> Information shown
start

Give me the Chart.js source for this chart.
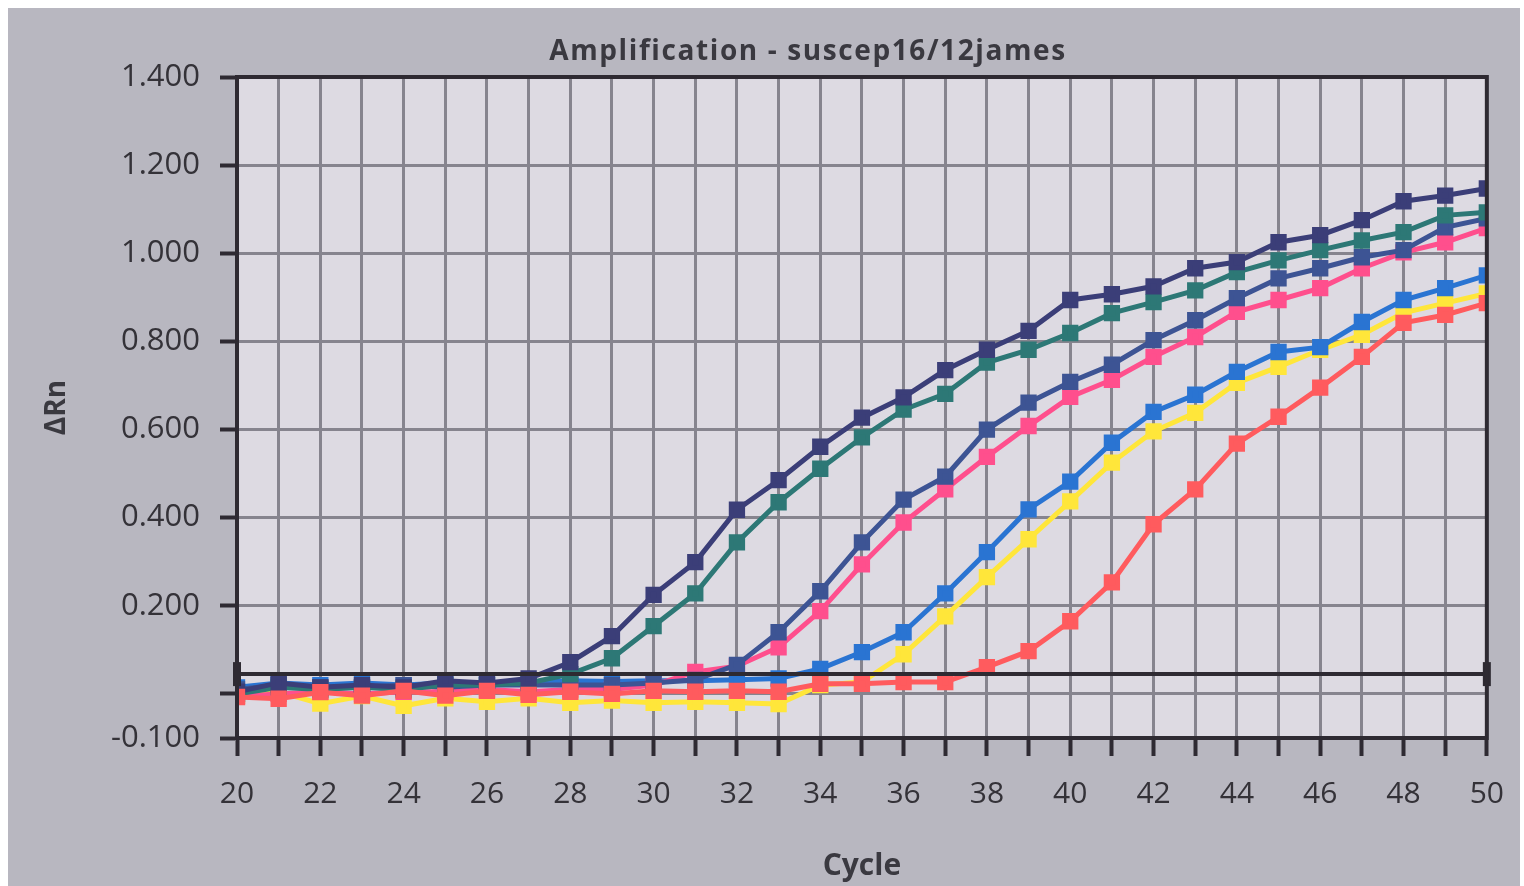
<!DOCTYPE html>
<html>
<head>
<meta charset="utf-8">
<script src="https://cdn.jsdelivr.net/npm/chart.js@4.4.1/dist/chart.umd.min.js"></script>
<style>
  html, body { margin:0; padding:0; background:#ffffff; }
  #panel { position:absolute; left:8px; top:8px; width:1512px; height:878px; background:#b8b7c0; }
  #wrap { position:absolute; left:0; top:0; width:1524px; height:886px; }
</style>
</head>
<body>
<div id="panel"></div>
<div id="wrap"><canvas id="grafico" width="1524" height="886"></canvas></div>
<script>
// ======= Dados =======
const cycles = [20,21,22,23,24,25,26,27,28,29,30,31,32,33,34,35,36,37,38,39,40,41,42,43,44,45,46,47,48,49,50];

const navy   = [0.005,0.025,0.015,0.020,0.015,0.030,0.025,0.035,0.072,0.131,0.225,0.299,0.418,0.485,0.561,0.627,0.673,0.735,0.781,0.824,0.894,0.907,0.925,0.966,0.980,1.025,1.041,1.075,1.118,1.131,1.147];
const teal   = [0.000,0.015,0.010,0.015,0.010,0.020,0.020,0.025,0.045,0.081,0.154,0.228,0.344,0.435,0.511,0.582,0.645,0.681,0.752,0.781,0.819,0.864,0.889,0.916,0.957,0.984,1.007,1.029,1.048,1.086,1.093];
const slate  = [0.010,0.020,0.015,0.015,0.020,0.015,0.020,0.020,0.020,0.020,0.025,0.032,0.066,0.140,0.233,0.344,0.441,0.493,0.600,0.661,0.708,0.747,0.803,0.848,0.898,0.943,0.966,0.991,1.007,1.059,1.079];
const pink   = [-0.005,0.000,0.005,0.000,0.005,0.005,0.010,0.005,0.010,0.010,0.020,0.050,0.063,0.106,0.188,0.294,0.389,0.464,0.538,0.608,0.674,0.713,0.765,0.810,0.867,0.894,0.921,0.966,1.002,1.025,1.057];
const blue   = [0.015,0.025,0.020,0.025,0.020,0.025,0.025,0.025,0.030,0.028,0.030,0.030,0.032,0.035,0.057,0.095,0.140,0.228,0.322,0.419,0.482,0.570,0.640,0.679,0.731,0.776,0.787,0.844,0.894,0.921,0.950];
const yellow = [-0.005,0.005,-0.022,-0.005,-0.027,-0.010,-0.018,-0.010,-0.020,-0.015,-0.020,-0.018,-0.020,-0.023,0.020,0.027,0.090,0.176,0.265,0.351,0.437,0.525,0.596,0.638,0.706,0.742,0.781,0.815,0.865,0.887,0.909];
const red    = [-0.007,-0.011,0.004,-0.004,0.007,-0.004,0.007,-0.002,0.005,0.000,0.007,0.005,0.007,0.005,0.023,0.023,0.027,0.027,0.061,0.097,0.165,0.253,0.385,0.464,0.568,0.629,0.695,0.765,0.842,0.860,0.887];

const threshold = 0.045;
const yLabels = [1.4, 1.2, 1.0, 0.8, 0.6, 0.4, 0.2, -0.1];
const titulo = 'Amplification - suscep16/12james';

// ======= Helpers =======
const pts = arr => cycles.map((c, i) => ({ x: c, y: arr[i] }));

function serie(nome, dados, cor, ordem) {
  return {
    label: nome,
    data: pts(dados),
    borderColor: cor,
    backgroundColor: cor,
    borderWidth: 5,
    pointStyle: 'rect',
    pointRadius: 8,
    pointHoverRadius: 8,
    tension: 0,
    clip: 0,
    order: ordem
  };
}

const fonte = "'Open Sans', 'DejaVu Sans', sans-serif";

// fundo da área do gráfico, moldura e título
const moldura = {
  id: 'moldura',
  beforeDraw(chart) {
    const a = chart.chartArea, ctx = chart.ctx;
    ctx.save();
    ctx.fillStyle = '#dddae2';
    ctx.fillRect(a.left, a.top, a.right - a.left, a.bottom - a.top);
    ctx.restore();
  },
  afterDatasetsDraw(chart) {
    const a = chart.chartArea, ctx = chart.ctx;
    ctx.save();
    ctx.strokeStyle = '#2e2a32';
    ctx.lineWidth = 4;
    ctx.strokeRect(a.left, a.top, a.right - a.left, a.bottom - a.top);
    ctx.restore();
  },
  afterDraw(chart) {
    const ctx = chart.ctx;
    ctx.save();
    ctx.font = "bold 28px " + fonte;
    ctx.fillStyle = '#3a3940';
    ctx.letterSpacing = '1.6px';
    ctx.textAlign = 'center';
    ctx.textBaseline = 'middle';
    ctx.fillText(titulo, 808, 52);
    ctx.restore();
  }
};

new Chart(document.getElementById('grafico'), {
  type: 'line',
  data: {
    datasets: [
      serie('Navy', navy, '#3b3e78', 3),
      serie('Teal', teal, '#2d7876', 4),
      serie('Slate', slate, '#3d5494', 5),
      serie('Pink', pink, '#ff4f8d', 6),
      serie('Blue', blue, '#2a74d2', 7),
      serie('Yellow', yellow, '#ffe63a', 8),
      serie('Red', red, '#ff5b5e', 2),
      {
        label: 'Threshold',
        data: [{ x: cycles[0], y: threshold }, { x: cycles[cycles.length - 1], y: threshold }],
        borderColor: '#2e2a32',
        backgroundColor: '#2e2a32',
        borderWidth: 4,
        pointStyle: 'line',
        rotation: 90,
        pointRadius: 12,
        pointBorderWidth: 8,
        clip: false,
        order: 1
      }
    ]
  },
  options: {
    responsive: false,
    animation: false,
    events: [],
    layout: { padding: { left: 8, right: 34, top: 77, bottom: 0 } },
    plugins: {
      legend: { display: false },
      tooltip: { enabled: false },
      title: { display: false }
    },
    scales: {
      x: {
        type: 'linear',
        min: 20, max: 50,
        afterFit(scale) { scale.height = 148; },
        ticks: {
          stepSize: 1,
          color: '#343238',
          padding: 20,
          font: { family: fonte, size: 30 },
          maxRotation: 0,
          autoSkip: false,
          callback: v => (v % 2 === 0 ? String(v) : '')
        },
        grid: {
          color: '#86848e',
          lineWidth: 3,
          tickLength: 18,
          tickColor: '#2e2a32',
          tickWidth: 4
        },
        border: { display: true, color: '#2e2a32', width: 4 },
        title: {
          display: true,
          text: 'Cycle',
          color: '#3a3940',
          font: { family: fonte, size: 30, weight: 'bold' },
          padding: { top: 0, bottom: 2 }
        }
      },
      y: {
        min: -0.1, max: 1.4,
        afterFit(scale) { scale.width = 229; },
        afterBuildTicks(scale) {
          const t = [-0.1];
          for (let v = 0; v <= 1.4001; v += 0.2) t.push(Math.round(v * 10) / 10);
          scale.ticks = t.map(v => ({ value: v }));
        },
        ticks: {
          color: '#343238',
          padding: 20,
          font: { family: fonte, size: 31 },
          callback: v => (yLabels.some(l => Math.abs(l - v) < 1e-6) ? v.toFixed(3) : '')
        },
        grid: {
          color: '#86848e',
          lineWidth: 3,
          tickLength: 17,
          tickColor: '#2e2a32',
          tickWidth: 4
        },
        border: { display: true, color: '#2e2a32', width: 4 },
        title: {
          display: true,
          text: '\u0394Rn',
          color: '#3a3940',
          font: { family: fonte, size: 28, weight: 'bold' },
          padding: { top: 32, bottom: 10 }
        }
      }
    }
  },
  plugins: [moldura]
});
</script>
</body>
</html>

end

> Given exercise
Everything from the first line to the line with "const titulo = 'Amplification" must be repeated exactly, and nothing else. Leave the pictures out.

> Problem solution
Give me the Chart.js source for this chart.
<!DOCTYPE html>
<html>
<head>
<meta charset="utf-8">
<script src="https://cdn.jsdelivr.net/npm/chart.js@4.4.1/dist/chart.umd.min.js"></script>
<style>
  html, body { margin:0; padding:0; background:#ffffff; }
  #panel { position:absolute; left:8px; top:8px; width:1512px; height:878px; background:#b8b7c0; }
  #wrap { position:absolute; left:0; top:0; width:1524px; height:886px; }
</style>
</head>
<body>
<div id="panel"></div>
<div id="wrap"><canvas id="grafico" width="1524" height="886"></canvas></div>
<script>
// ======= Dados =======
const cycles = [20,21,22,23,24,25,26,27,28,29,30,31,32,33,34,35,36,37,38,39,40,41,42,43,44,45,46,47,48,49,50];

const navy   = [0.005,0.025,0.015,0.020,0.015,0.030,0.025,0.035,0.072,0.131,0.225,0.299,0.418,0.485,0.561,0.627,0.673,0.735,0.781,0.824,0.894,0.907,0.925,0.966,0.980,1.025,1.041,1.075,1.118,1.131,1.147];
const teal   = [0.000,0.015,0.010,0.015,0.010,0.020,0.020,0.025,0.045,0.081,0.154,0.228,0.344,0.435,0.511,0.582,0.645,0.681,0.752,0.781,0.819,0.864,0.889,0.916,0.957,0.984,1.007,1.029,1.048,1.086,1.093];
const slate  = [0.010,0.020,0.015,0.015,0.020,0.015,0.020,0.020,0.020,0.020,0.025,0.032,0.066,0.140,0.233,0.344,0.441,0.493,0.600,0.661,0.708,0.747,0.803,0.848,0.898,0.943,0.966,0.991,1.007,1.059,1.079];
const pink   = [-0.005,0.000,0.005,0.000,0.005,0.005,0.010,0.005,0.010,0.010,0.020,0.050,0.063,0.106,0.188,0.294,0.389,0.464,0.538,0.608,0.674,0.713,0.765,0.810,0.867,0.894,0.921,0.966,1.002,1.025,1.057];
const blue   = [0.015,0.025,0.020,0.025,0.020,0.025,0.025,0.025,0.030,0.028,0.030,0.030,0.032,0.035,0.057,0.095,0.140,0.228,0.322,0.419,0.482,0.570,0.640,0.679,0.731,0.776,0.787,0.844,0.894,0.921,0.950];
const yellow = [-0.005,0.005,-0.022,-0.005,-0.027,-0.010,-0.018,-0.010,-0.020,-0.015,-0.020,-0.018,-0.020,-0.023,0.020,0.027,0.090,0.176,0.265,0.351,0.437,0.525,0.596,0.638,0.706,0.742,0.781,0.815,0.865,0.887,0.909];
const red    = [-0.007,-0.011,0.004,-0.004,0.007,-0.004,0.007,-0.002,0.005,0.000,0.007,0.005,0.007,0.005,0.023,0.023,0.027,0.027,0.061,0.097,0.165,0.253,0.385,0.464,0.568,0.629,0.695,0.765,0.842,0.860,0.887];

const threshold = 0.045;
const yLabels = [1.4, 1.2, 1.0, 0.8, 0.6, 0.4, 0.2, -0.1];
const titulo = 'Amplification - suscep16/12james';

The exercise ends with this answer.